A little while later, after all the servers went through a reboot and settings application cycle and a coworker kicked a View server in the butt I was back in. The first thing I did was try to apply my service profile. I got the same error message.
I went back to the local disk config profile section to see if maybe the change hadn’t applied. But, when I edited the profile, it showed that the local disk config should not be in a protected configuration.
However when I went into a service profile to change the same local disk policy, you will notice that this same local disk config was still showing up as a protected configuration.

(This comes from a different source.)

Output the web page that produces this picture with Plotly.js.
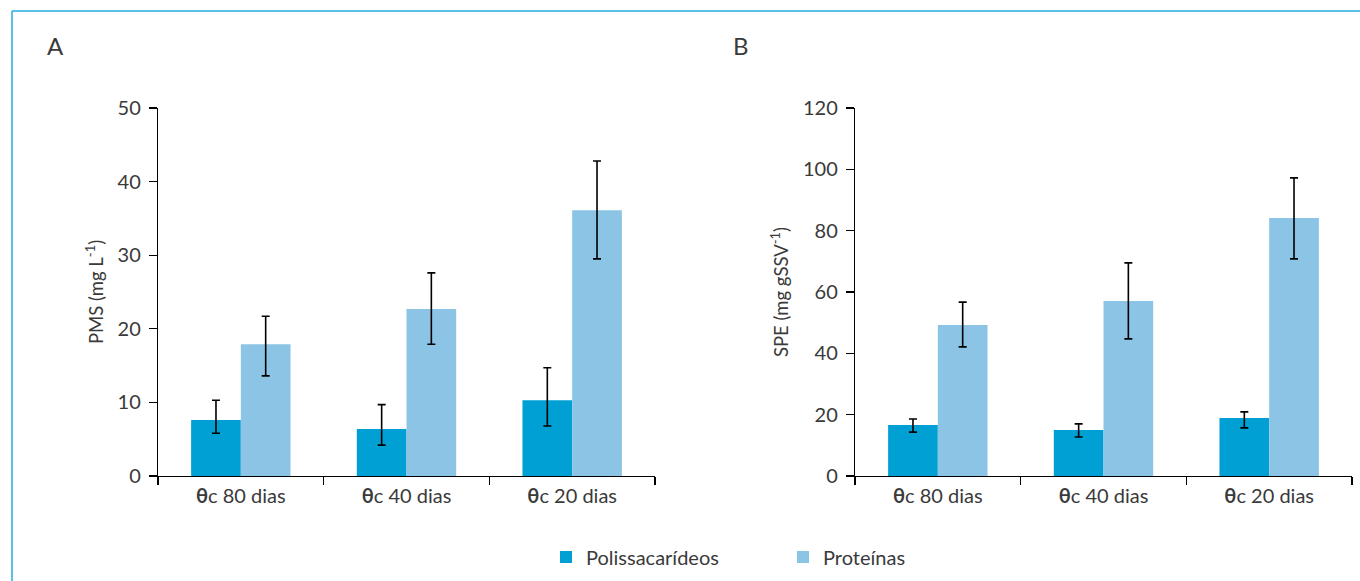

When you encounter a bug, the first thing you do if the obvious isn’t working is check the release notes. This bug did show up int he 1.3 release notes, with a tag of “no workaround”. I don’t believe in not having workarounds so proceeded to bang my head up against a wall trying time consuming things like rediscovering servers, recovering bios’s, creating custom firmware packs and more.
After all that failed, I tried the simple things (you like the reverse order?). My excuse was that I assumed that TAC who had created the bug had already tried this. I guess I should assume less often…
The simple thing, that I should have done from the start was create a brand new local disk profile. I named this profile FIX-PERSIST-ANY, choosing to use any local disk config and expressly making it non-persistent. I then applied the same local disk policy that was on previously to my service profile, and then once applied changed it to FIX-PERSIST-ANY.
At that point I whatever flag that had gotten stuck in the UCSM database got unstuck and I was able to get my service profile applied.
Moral of the story
Just because a bug shows no workaround, it doesn’t mean you can’t fix it. It just means that the engineer who submitted the bug wasn’t able to.
Now I can finally get around to what I was originally trying to do today, getting scripted PXE installs of ESXi 4.1 working.